Monday, February 09, 2009

Decisions

One of my least favorite things in the entire world is making decisions and I have a few reasons as to why.  First of all, and the most obvious I think, is that I'm afraid I'll make the wrong one.  What if, despite all my prayer to make the one God wants me to make, I end up going with one only because it's the one I want?  What if that decision affects others adversely?  What if I've made a decision that will take me down a really horrible road?  Second of all, and the second reason has a lot to do with the first, decisions make me worry.  I lose sleep, sometimes I get ulcers or even cold sores (last year it was particularly bad).  So needless to say, I do not like making decisions.  However, what I need to realize, what I need to get into my head, is that God is the one in control and not me.  Sometimes this also gives me a headache because the flesh in me wants to have control of everything, but that's another post entirely.  The comforting thing about God being in control is that even if I do make really crappy decisions (which I'm sure I do) God is still good and He still has what's best for me in mind.  

I've been reading Genesis in the mornings and what struck me is the kind of pathetic people God worked through.  Look at Abram?  75 years old when called away from his father's household, no children, and his wife was barren.  Not only that, but after God promised to make him a great nation, bless him, and give him the land of Canaan, he still did not trust him enough to protect his family while in Egypt.  Therefore, he lies and tells Pharaoh that Sari was his sister, twice!  And later, he marries Sari's maidservant to try and have offspring through her, despite God's promise of children through Sari.  Then there's Jacob.  The youngest brother, a mama's boy, and even worse, a liar.  And yet, God chose these two, well, losers, to be blessings on earth, not only in the lands they lived, but also to future generations.  Through Abram (who later became Abraham), Isaac, and Jacob came Christ.  God used these non-trusting idiots to bring His son into the world to save the world.  Gives you something to think about doesn't it?

So now, as I have been forced to make some decisions (that in turn have forced me to wait on God's will) I need to remember that if God could work through guys like Abraham and Jacob, He can work through me.  Not only that, but he has my best in mind.  I can't go wrong, even if the road it hard.  How comforting is that?

2 comments:

marigirl said...

hey Courtney. :) I too hate the decisions where you feel immobilized.

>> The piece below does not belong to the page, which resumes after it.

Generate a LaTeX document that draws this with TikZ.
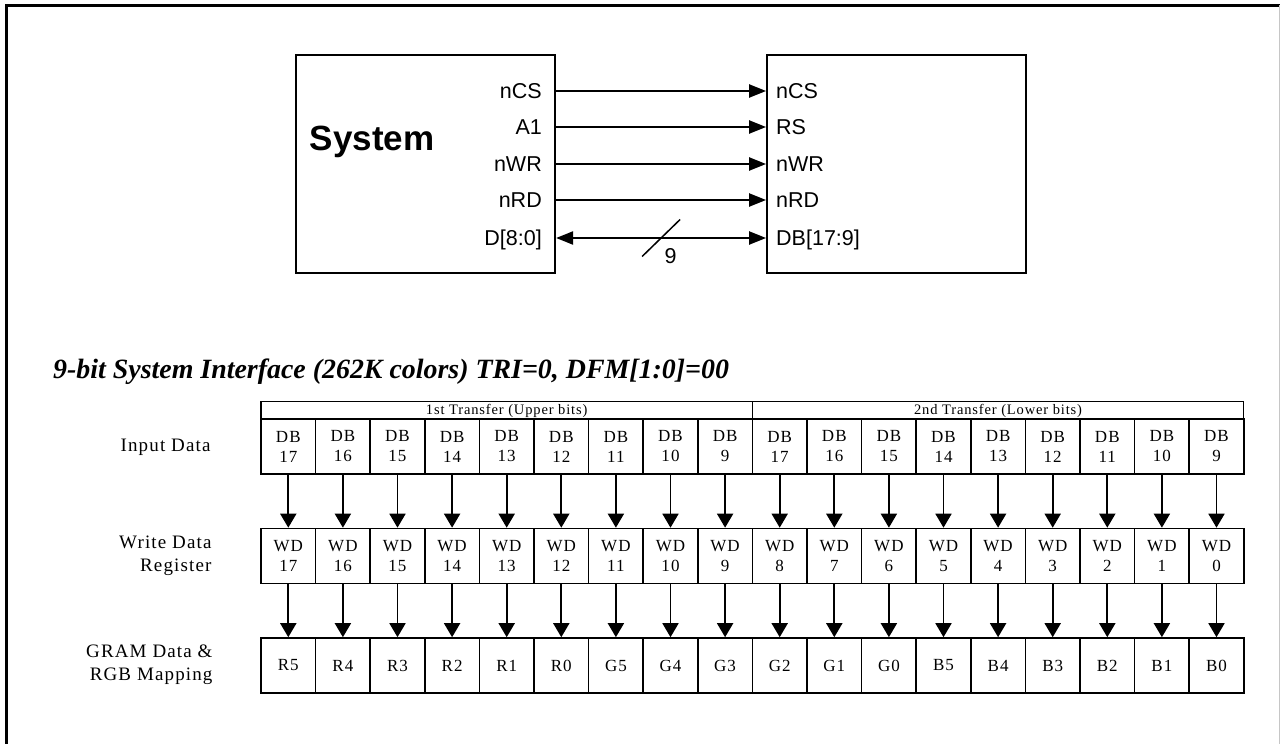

It's easier to say it in retrospect, but the truth is, when you're seeking God you can't ruin your life with one or even a serious of decisions. I believe you're honestly seeking him. The fact that you're even worried about your own selfish motives getting in the way shows your concern for His will. What I find MOST difficult is wrapping my mind around the fact that Chris COMMANDS us not to be anxious, but to be filled with joy. What?! How?!?!? Well, a sermon in college that was one of the most helpful of my life pointed out that sometimes we need to just fearlessly make a decision and trust God with it. satan wins when we become immobilized by fear, and when I'm making a decision, I often want to just hold still until the decision sort of gets made on its own. This is a time to be fearless!!! So what decision are you trying to make, anyway? Is it about staying there longer?

celiselott said...

Actually it's more about leaving early... even harder!!!